> _RECORDS SUPPLIED_

[Start]

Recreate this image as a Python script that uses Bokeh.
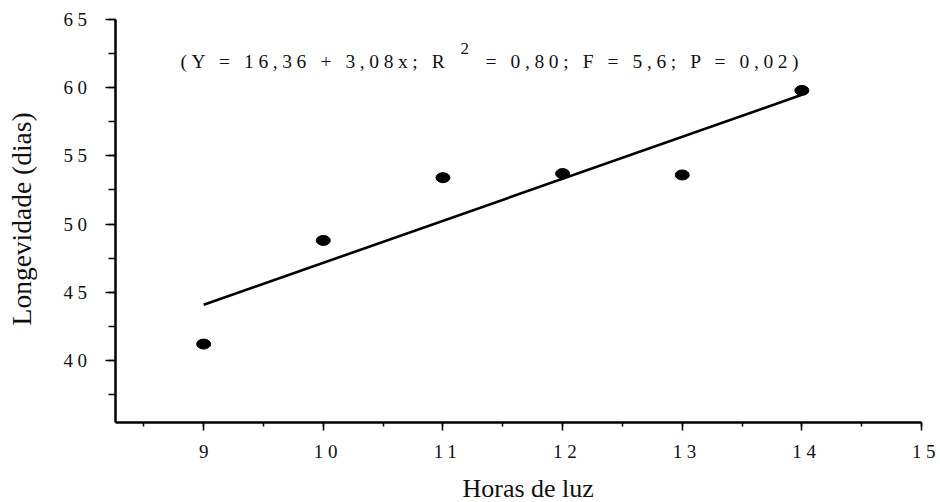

[End]
[Start]

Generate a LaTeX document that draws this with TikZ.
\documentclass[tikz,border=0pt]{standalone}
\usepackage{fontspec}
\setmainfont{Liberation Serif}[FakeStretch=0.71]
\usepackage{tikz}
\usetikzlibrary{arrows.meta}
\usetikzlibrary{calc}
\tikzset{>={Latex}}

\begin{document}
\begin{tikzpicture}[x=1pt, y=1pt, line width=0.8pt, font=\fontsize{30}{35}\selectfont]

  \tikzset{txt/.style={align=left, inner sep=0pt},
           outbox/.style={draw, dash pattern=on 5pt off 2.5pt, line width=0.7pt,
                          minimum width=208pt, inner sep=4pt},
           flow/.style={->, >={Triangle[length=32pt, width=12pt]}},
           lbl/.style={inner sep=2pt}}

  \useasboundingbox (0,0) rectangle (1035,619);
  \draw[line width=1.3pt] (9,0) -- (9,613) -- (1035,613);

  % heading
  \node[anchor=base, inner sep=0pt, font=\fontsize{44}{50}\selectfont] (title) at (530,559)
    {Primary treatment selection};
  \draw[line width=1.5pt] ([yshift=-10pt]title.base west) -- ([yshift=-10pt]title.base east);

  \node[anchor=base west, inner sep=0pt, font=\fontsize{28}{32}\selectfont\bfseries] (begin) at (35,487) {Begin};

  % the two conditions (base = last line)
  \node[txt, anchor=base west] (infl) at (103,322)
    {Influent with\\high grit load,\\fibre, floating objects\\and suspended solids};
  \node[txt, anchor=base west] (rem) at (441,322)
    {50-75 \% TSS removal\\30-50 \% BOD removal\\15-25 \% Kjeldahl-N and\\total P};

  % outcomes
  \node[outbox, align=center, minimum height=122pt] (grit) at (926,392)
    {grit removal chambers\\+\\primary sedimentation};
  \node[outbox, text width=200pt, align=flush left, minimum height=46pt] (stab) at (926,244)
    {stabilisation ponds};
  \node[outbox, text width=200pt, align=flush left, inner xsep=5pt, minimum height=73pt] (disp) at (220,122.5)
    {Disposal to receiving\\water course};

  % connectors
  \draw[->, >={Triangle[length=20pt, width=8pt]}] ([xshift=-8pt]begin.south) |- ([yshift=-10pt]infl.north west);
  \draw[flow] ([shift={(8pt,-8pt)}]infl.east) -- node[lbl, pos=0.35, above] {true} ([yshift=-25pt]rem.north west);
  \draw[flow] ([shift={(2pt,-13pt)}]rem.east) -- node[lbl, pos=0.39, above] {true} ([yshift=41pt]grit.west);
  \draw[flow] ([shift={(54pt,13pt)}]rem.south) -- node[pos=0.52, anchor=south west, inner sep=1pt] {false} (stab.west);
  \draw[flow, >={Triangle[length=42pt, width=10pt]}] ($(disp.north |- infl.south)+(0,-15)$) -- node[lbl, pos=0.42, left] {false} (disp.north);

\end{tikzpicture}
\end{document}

[End]
[Start]

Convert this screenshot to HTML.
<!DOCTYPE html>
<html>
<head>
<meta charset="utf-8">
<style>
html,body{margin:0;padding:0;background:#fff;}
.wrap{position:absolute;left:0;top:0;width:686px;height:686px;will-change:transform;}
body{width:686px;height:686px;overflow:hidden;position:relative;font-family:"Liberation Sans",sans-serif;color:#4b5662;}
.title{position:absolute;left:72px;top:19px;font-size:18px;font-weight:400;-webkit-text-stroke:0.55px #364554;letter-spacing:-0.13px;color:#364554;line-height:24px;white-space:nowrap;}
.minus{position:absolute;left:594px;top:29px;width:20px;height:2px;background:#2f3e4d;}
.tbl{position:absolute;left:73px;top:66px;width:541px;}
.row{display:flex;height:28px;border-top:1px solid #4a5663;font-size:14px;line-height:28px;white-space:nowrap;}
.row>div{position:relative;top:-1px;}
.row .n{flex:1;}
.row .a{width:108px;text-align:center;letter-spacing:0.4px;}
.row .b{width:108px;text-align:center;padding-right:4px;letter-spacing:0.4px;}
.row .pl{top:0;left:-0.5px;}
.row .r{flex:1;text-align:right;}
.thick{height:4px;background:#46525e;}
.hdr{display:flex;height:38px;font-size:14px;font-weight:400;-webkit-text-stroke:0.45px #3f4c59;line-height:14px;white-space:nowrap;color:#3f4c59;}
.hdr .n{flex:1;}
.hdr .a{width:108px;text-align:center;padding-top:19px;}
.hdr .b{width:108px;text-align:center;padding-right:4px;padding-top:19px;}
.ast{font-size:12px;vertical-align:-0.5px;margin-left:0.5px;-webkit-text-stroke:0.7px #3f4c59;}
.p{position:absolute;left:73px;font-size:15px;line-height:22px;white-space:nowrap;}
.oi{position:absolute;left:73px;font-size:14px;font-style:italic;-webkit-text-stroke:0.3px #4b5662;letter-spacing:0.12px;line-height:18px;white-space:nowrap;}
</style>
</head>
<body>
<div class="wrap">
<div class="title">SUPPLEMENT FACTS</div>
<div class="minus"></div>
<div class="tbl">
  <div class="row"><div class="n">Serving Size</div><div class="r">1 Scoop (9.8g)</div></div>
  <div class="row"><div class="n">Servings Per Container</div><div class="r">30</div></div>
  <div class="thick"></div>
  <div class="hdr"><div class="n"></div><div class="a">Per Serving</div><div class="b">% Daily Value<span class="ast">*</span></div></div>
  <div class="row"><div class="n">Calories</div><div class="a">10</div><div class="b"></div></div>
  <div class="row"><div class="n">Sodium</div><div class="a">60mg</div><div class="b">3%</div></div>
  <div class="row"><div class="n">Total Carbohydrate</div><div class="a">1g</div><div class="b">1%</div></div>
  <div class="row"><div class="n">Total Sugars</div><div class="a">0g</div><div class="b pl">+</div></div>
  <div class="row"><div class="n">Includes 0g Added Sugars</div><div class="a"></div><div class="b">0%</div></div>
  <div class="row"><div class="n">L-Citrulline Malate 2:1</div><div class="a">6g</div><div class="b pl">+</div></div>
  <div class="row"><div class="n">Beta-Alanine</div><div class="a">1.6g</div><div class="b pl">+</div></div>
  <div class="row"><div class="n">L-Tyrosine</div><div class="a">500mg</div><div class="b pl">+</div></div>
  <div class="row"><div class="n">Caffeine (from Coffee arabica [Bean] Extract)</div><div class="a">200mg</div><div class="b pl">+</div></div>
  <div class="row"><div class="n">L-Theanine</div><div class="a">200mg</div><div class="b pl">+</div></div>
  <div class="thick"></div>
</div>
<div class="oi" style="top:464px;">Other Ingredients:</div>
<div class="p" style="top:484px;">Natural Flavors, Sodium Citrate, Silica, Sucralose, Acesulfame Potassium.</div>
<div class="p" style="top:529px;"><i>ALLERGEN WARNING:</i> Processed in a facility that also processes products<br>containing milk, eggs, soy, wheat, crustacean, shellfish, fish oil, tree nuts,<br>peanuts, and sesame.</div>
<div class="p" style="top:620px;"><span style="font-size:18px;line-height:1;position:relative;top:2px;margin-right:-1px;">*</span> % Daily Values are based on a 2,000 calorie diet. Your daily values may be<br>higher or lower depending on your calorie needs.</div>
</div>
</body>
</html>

[End]

> _DIRECTIONS FOR THIS TASK_
Extract and reproduce exactly the lines opening with the line containing "Generate a LaTeX" and closing with the line containing "(9,613) -- (1035,613);", inclusive.

> _TASK OUTPUT_
Generate a LaTeX document that draws this with TikZ.
\documentclass[tikz,border=0pt]{standalone}
\usepackage{fontspec}
\setmainfont{Liberation Serif}[FakeStretch=0.71]
\usepackage{tikz}
\usetikzlibrary{arrows.meta}
\usetikzlibrary{calc}
\tikzset{>={Latex}}

\begin{document}
\begin{tikzpicture}[x=1pt, y=1pt, line width=0.8pt, font=\fontsize{30}{35}\selectfont]

  \tikzset{txt/.style={align=left, inner sep=0pt},
           outbox/.style={draw, dash pattern=on 5pt off 2.5pt, line width=0.7pt,
                          minimum width=208pt, inner sep=4pt},
           flow/.style={->, >={Triangle[length=32pt, width=12pt]}},
           lbl/.style={inner sep=2pt}}

  \useasboundingbox (0,0) rectangle (1035,619);
  \draw[line width=1.3pt] (9,0) -- (9,613) -- (1035,613);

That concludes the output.